Set down the lines from the one containing "Emit a Python" to the one containing "plt.rcParams['font.family'] = ['Open", both lines included, exactly as they stand and with no other lines.

#### Material provided

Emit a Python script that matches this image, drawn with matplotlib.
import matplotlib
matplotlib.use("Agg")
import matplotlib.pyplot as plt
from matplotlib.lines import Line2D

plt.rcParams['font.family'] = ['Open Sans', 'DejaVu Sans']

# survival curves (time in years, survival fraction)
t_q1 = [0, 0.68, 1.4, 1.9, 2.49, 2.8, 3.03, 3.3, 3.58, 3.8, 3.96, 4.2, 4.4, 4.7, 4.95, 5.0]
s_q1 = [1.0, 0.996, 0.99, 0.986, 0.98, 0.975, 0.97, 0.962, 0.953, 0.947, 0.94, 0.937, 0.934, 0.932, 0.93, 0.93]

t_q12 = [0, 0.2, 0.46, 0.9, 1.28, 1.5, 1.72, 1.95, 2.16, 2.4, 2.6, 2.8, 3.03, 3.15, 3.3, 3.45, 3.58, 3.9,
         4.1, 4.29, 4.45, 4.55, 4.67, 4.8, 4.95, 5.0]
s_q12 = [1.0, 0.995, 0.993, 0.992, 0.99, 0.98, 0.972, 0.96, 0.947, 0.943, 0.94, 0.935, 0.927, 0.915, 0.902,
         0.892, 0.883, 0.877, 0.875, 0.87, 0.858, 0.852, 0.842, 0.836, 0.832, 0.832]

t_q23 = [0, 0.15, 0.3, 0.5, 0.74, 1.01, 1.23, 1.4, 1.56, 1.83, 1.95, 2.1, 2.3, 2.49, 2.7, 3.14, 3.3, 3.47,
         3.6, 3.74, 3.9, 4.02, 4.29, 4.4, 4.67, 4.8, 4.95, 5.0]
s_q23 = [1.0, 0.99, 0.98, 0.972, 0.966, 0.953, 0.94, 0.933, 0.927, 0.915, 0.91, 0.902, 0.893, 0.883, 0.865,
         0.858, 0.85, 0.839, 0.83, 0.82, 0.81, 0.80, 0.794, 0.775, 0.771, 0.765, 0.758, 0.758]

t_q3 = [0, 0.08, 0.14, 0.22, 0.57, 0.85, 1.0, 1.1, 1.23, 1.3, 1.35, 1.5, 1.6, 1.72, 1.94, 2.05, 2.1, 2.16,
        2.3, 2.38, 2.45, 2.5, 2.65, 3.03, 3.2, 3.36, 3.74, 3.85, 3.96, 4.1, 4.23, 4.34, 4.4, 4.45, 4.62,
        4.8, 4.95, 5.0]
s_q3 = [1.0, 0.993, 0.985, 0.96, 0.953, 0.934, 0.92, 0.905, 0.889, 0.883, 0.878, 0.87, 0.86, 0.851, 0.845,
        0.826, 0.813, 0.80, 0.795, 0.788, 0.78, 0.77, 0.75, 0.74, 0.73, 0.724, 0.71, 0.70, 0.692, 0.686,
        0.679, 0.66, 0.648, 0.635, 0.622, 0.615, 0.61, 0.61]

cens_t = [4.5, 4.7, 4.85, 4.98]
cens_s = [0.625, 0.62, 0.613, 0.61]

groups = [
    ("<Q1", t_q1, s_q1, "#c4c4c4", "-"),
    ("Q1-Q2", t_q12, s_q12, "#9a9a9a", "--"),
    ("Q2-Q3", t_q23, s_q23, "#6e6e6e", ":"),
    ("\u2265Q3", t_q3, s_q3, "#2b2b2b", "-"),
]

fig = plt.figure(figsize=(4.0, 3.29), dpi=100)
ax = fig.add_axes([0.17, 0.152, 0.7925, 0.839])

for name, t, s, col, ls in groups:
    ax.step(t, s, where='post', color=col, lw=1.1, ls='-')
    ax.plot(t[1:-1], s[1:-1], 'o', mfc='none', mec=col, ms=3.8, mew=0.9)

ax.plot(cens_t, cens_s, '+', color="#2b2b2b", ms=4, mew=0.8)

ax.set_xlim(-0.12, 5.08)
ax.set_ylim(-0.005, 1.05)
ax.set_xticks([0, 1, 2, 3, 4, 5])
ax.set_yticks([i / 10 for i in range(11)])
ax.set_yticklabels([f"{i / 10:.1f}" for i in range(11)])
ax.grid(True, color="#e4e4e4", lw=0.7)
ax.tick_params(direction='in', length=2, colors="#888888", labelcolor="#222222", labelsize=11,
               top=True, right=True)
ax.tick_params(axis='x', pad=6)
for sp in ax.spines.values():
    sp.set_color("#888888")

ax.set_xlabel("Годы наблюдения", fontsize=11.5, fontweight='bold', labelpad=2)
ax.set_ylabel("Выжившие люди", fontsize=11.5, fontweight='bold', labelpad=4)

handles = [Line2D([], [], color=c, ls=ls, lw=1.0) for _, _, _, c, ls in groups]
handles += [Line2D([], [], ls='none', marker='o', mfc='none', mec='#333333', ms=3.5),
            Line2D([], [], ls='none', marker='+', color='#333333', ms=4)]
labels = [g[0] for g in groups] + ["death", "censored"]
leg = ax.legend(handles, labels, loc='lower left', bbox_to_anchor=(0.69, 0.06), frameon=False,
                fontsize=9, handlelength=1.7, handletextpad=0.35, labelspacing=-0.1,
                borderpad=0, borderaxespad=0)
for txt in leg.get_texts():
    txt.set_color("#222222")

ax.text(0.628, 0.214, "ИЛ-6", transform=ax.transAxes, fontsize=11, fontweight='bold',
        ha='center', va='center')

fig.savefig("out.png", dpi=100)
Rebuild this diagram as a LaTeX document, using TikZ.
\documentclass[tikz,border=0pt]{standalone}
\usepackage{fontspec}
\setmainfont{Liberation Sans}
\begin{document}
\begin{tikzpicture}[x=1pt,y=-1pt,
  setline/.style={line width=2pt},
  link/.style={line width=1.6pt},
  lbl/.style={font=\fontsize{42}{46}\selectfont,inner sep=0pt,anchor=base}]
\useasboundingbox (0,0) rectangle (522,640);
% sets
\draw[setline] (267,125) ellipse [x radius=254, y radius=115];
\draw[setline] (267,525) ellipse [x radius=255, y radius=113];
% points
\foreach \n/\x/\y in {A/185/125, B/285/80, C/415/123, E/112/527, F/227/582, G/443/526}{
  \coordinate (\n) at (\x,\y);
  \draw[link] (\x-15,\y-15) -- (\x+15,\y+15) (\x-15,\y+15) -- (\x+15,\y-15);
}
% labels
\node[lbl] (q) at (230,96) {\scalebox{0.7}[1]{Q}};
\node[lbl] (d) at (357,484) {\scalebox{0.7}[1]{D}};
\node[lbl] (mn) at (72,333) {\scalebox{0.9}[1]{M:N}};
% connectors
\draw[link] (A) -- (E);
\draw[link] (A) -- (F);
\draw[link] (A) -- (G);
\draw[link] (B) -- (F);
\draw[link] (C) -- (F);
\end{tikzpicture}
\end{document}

########
#### Material provided

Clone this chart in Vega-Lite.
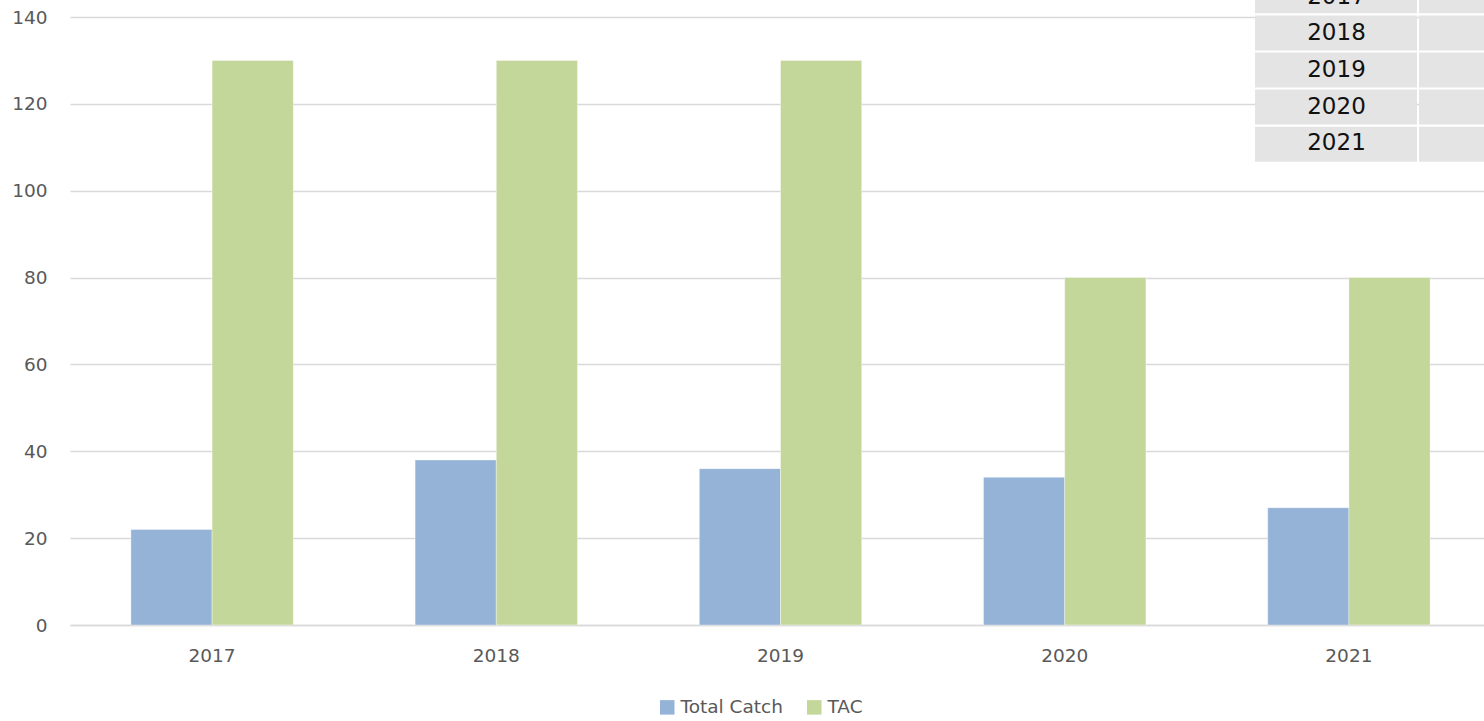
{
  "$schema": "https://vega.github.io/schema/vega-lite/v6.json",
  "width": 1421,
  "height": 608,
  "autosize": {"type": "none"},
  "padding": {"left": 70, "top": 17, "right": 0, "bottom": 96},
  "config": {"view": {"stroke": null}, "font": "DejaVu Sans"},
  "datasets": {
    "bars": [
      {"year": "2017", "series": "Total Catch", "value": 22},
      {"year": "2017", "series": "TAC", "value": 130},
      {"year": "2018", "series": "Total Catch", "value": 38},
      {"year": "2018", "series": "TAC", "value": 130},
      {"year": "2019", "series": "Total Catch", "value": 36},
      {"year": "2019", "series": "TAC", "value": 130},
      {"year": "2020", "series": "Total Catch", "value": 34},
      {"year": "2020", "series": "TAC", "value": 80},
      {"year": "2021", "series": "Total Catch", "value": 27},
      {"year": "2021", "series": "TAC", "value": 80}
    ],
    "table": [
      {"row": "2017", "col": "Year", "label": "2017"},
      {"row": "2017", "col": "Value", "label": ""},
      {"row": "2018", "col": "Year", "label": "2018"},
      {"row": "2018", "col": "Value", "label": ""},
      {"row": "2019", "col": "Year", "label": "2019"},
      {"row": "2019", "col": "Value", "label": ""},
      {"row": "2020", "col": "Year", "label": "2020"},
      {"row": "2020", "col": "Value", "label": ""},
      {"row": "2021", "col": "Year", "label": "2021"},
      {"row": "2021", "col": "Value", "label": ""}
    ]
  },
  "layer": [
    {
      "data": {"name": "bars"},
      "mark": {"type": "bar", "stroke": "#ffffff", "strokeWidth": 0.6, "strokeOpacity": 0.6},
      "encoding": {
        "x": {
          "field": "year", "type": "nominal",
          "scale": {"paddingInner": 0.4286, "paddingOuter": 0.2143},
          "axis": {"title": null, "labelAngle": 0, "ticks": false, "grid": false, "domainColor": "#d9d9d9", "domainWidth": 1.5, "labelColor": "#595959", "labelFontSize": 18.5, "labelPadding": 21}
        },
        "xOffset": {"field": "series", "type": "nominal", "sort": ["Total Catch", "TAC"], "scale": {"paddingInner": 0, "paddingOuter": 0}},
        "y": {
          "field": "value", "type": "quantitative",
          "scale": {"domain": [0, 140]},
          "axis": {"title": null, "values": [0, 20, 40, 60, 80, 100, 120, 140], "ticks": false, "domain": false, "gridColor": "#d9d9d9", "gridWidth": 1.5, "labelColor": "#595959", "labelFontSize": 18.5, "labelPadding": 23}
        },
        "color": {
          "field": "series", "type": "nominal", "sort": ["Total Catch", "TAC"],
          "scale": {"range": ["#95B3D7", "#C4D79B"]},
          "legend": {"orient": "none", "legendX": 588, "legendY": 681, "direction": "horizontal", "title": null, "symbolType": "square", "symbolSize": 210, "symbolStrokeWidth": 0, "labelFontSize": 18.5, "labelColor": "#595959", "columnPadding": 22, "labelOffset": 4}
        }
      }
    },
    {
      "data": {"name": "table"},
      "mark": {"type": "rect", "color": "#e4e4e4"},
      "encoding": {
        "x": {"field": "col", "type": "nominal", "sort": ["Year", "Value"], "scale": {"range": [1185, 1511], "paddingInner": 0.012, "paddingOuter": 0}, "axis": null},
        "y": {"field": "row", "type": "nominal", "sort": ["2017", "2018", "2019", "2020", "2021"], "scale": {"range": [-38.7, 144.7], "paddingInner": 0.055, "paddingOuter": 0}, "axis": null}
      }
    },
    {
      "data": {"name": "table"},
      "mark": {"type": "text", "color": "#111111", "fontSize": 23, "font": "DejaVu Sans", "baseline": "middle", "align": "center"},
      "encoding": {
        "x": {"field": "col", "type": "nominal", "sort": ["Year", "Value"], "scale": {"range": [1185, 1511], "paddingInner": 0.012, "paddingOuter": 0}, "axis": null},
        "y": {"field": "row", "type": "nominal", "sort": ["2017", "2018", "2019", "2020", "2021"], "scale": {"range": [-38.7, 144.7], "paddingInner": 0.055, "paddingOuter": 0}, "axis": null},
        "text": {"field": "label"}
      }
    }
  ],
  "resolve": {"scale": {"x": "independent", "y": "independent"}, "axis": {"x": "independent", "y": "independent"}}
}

########
#### Material provided

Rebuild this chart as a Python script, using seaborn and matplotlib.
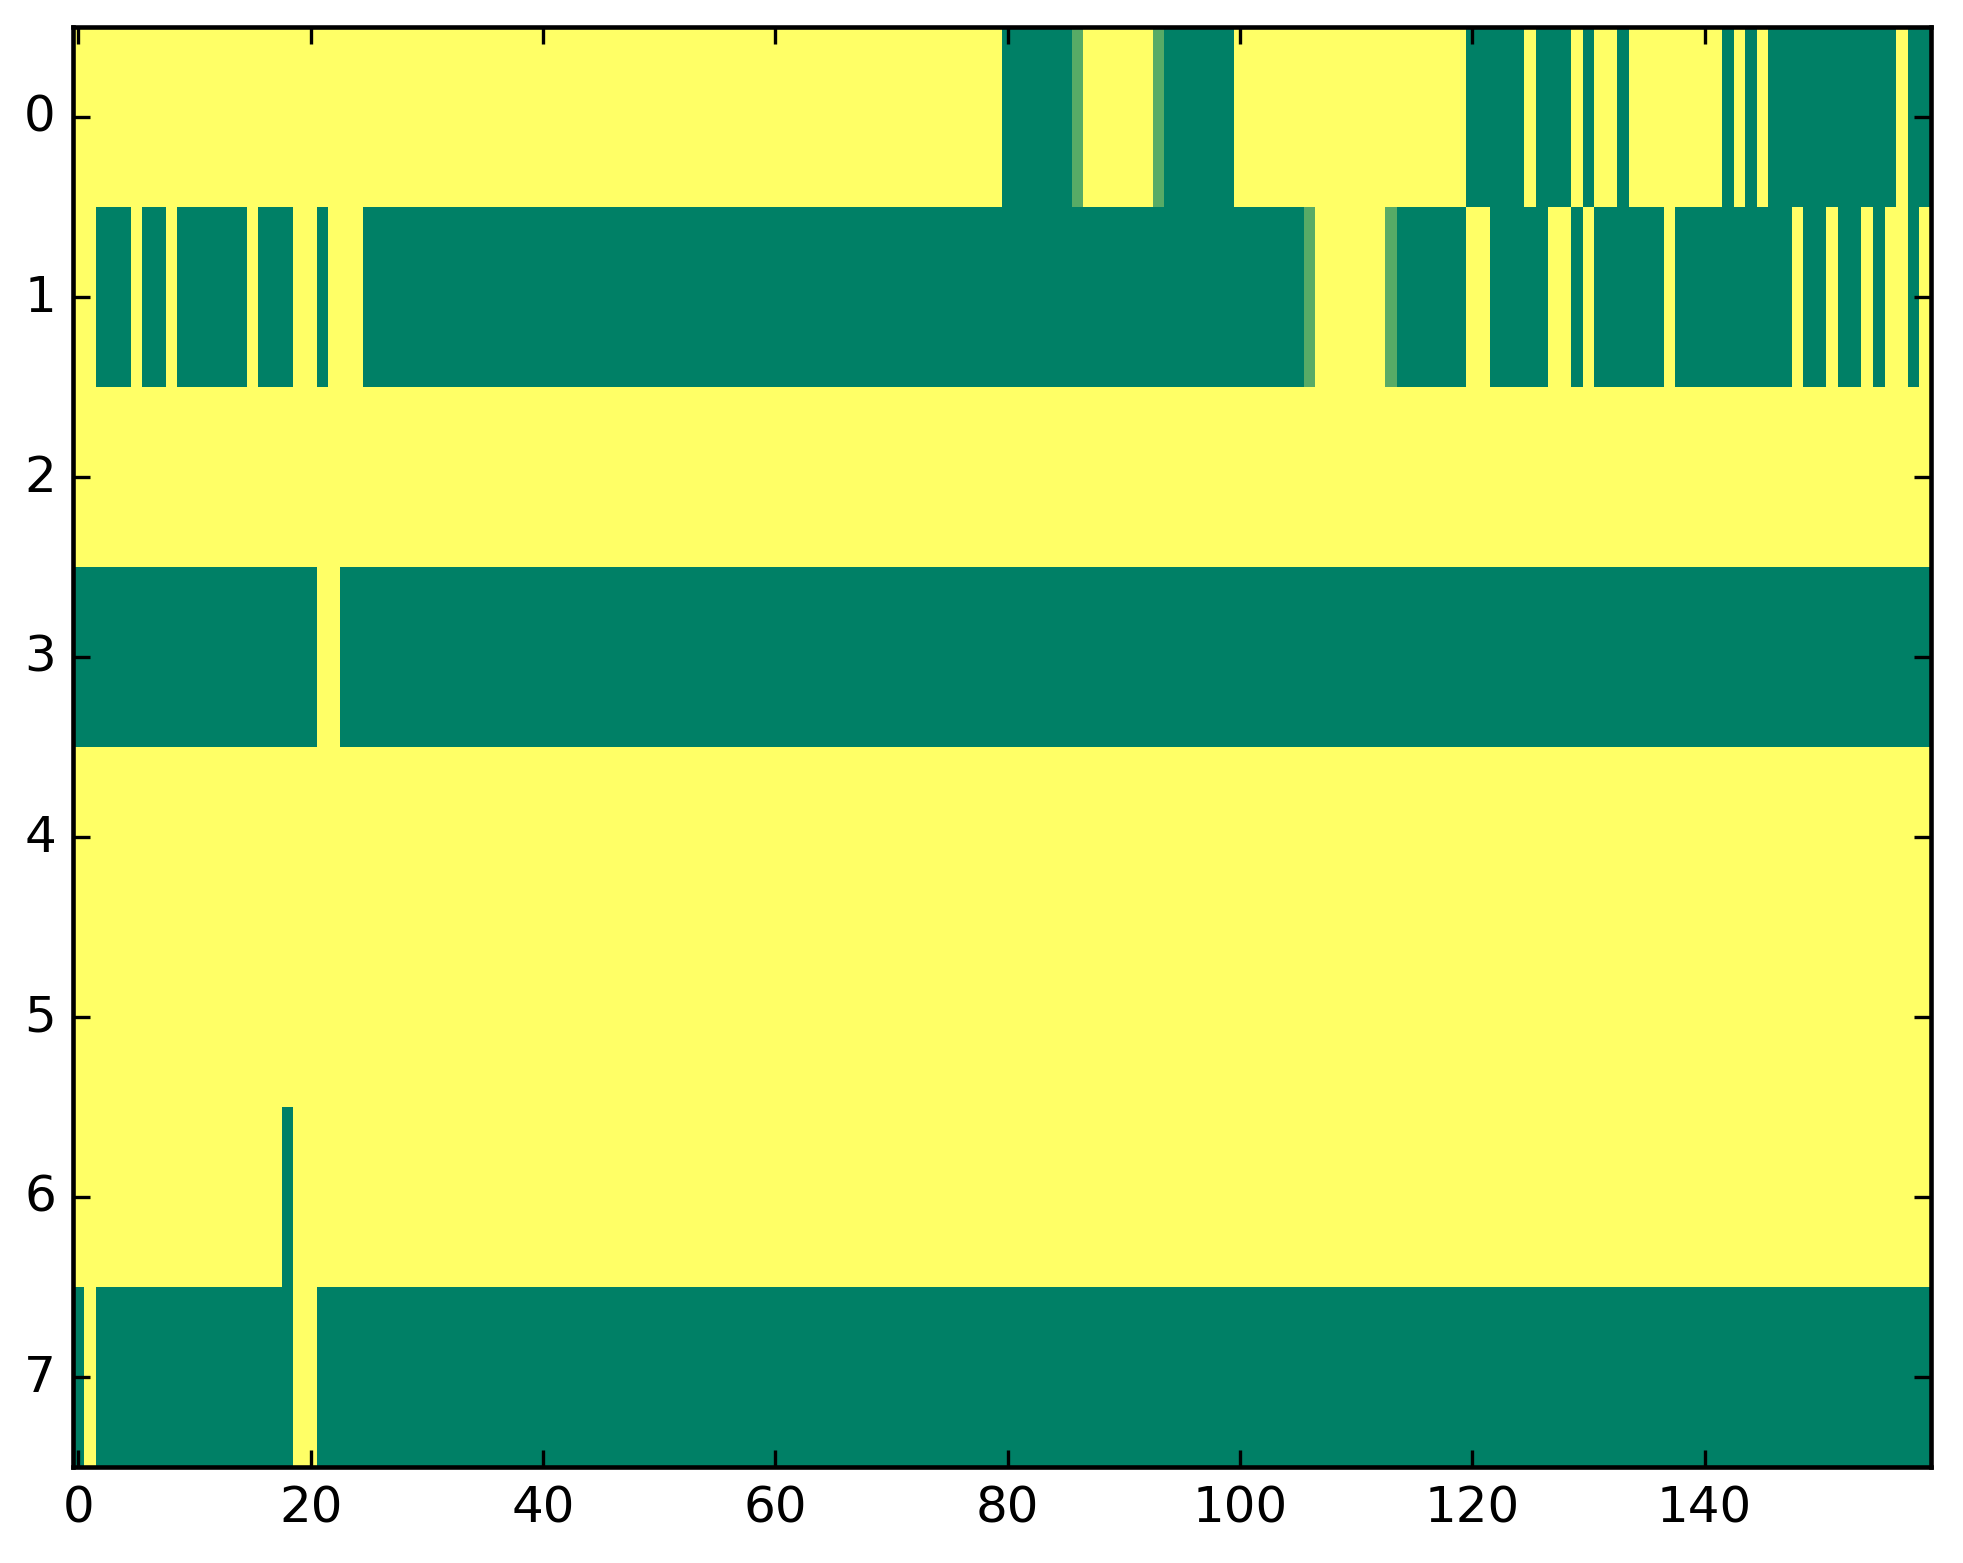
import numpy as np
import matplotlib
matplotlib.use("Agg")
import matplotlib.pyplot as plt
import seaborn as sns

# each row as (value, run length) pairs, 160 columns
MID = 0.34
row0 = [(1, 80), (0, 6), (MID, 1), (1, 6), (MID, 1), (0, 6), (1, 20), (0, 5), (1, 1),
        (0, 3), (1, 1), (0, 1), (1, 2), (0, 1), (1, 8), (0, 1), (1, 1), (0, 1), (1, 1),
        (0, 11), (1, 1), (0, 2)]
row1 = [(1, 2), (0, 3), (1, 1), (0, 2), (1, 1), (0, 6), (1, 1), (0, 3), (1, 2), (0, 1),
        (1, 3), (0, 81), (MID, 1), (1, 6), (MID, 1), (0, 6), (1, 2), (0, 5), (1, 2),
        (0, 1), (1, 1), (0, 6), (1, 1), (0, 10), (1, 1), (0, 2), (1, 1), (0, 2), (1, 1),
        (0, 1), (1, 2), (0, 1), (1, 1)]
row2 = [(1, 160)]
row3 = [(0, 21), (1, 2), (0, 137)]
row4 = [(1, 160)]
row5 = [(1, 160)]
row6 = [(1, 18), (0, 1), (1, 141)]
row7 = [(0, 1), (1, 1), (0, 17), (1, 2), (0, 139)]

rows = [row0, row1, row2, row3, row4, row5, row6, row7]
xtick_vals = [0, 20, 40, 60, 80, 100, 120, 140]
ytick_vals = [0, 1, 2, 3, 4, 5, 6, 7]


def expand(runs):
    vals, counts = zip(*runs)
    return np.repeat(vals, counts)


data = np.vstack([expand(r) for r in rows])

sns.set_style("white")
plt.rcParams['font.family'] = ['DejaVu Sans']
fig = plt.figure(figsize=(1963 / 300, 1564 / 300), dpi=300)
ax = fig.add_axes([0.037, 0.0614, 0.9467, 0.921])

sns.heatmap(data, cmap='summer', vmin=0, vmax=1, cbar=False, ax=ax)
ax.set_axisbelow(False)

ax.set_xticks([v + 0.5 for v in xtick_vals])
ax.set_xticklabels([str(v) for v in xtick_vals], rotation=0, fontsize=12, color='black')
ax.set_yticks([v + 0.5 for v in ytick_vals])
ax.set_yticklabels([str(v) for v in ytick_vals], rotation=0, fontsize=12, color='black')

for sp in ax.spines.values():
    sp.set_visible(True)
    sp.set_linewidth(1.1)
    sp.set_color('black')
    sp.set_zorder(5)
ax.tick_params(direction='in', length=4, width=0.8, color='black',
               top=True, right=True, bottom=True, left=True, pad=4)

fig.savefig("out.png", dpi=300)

########

• Worked answer:
Emit a Python script that matches this image, drawn with matplotlib.
import matplotlib
matplotlib.use("Agg")
import matplotlib.pyplot as plt
from matplotlib.lines import Line2D

plt.rcParams['font.family'] = ['Open Sans', 'DejaVu Sans']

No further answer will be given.